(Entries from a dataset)
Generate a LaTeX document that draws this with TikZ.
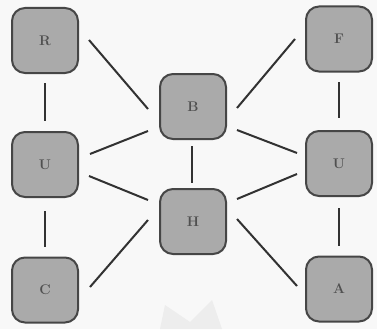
\documentclass[tikz,border=0pt]{standalone}
\usepackage{fontspec}
\usetikzlibrary{calc}
\definecolor{boxfill}{RGB}{170,170,170}
\definecolor{boxline}{RGB}{70,70,70}
\definecolor{edgecol}{RGB}{50,50,50}
\definecolor{txtcol}{RGB}{80,80,80}
\definecolor{bgcol}{RGB}{248,248,248}
\begin{document}
\begin{tikzpicture}[x=1pt,y=-1pt,
  tile/.style={draw=boxline, line width=2pt, fill=boxfill, rounded corners=13pt,
    minimum width=66pt, minimum height=65pt, inner sep=0pt,
    font=\fontsize{14}{14}\selectfont\bfseries, text=txtcol},
  link/.style={draw=edgecol, line width=2pt}]
\fill[bgcol] (0,0) rectangle (377,329);
\useasboundingbox (0,0) rectangle (377,329);
\fill[black!7] (160,329) -- (165,305) -- (190,322) -- (212,300) -- (222,329) -- cycle;
\node[tile] (R) at (45,40.5) {R};
\node[tile] (UL) at (45,164.5) {U};
\node[tile] (C) at (45,290) {C};
\node[tile] (B) at (193,106.5) {B};
\node[tile] (H) at (193,221.5) {H};
\node[tile] (F) at (339,39) {F};
\node[tile] (UR) at (339,163.5) {U};
\node[tile] (A) at (339,289) {A};
\draw[link] ($(R)+(0,42.5)$) -- ($(UL)+(0,-43.5)$);
\draw[link] ($(UL)+(0,46.5)$) -- ($(C)+(0,-43)$);
\draw[link] ($(R)+(44,-0.5)$) -- ($(B)+(-45,2.5)$);
\draw[link] ($(UL)+(45,-10.5)$) -- ($(B)+(-45,24.5)$);
\draw[link] ($(UL)+(44,11.5)$) -- ($(H)+(-45,-21.5)$);
\draw[link] ($(C)+(45,-3)$) -- ($(H)+(-45,-1.5)$);
\draw[link] ($(B)+(-1,39.5)$) -- ($(H)+(-1,-38.5)$);
\draw[link] ($(B)+(44,1.5)$) -- ($(F)+(-44,0)$);
\draw[link] ($(B)+(44,23.5)$) -- ($(UR)+(-42,-10.5)$);
\draw[link] ($(H)+(44,-22.5)$) -- ($(UR)+(-42,10.5)$);
\draw[link] ($(H)+(44,-2.5)$) -- ($(A)+(-42,-3)$);
\draw[link] ($(F)+(0,43)$) -- ($(UR)+(0,-45.5)$);
\draw[link] ($(UR)+(0,44.5)$) -- ($(A)+(0,-43)$);
\end{tikzpicture}
\end{document}
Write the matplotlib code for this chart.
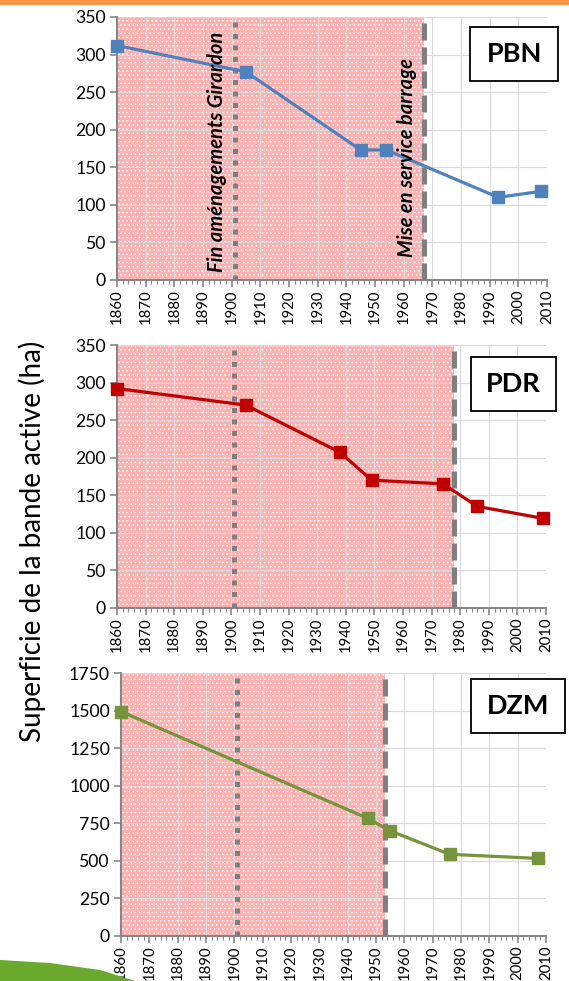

_SET TASK_. Print all entries exactly. The images do not belong in the copy.

_COMPLETE ANSWER_.
Generate a LaTeX document that draws this with TikZ.
\documentclass[tikz,border=0pt]{standalone}
\usepackage{fontspec}
\usetikzlibrary{calc}
\definecolor{boxfill}{RGB}{170,170,170}
\definecolor{boxline}{RGB}{70,70,70}
\definecolor{edgecol}{RGB}{50,50,50}
\definecolor{txtcol}{RGB}{80,80,80}
\definecolor{bgcol}{RGB}{248,248,248}
\begin{document}
\begin{tikzpicture}[x=1pt,y=-1pt,
  tile/.style={draw=boxline, line width=2pt, fill=boxfill, rounded corners=13pt,
    minimum width=66pt, minimum height=65pt, inner sep=0pt,
    font=\fontsize{14}{14}\selectfont\bfseries, text=txtcol},
  link/.style={draw=edgecol, line width=2pt}]
\fill[bgcol] (0,0) rectangle (377,329);
\useasboundingbox (0,0) rectangle (377,329);
\fill[black!7] (160,329) -- (165,305) -- (190,322) -- (212,300) -- (222,329) -- cycle;
\node[tile] (R) at (45,40.5) {R};
\node[tile] (UL) at (45,164.5) {U};
\node[tile] (C) at (45,290) {C};
\node[tile] (B) at (193,106.5) {B};
\node[tile] (H) at (193,221.5) {H};
\node[tile] (F) at (339,39) {F};
\node[tile] (UR) at (339,163.5) {U};
\node[tile] (A) at (339,289) {A};
\draw[link] ($(R)+(0,42.5)$) -- ($(UL)+(0,-43.5)$);
\draw[link] ($(UL)+(0,46.5)$) -- ($(C)+(0,-43)$);
\draw[link] ($(R)+(44,-0.5)$) -- ($(B)+(-45,2.5)$);
\draw[link] ($(UL)+(45,-10.5)$) -- ($(B)+(-45,24.5)$);
\draw[link] ($(UL)+(44,11.5)$) -- ($(H)+(-45,-21.5)$);
\draw[link] ($(C)+(45,-3)$) -- ($(H)+(-45,-1.5)$);
\draw[link] ($(B)+(-1,39.5)$) -- ($(H)+(-1,-38.5)$);
\draw[link] ($(B)+(44,1.5)$) -- ($(F)+(-44,0)$);
\draw[link] ($(B)+(44,23.5)$) -- ($(UR)+(-42,-10.5)$);
\draw[link] ($(H)+(44,-22.5)$) -- ($(UR)+(-42,10.5)$);
\draw[link] ($(H)+(44,-2.5)$) -- ($(A)+(-42,-3)$);
\draw[link] ($(F)+(0,43)$) -- ($(UR)+(0,-45.5)$);
\draw[link] ($(UR)+(0,44.5)$) -- ($(A)+(0,-43)$);
\end{tikzpicture}
\end{document}
Write the matplotlib code for this chart.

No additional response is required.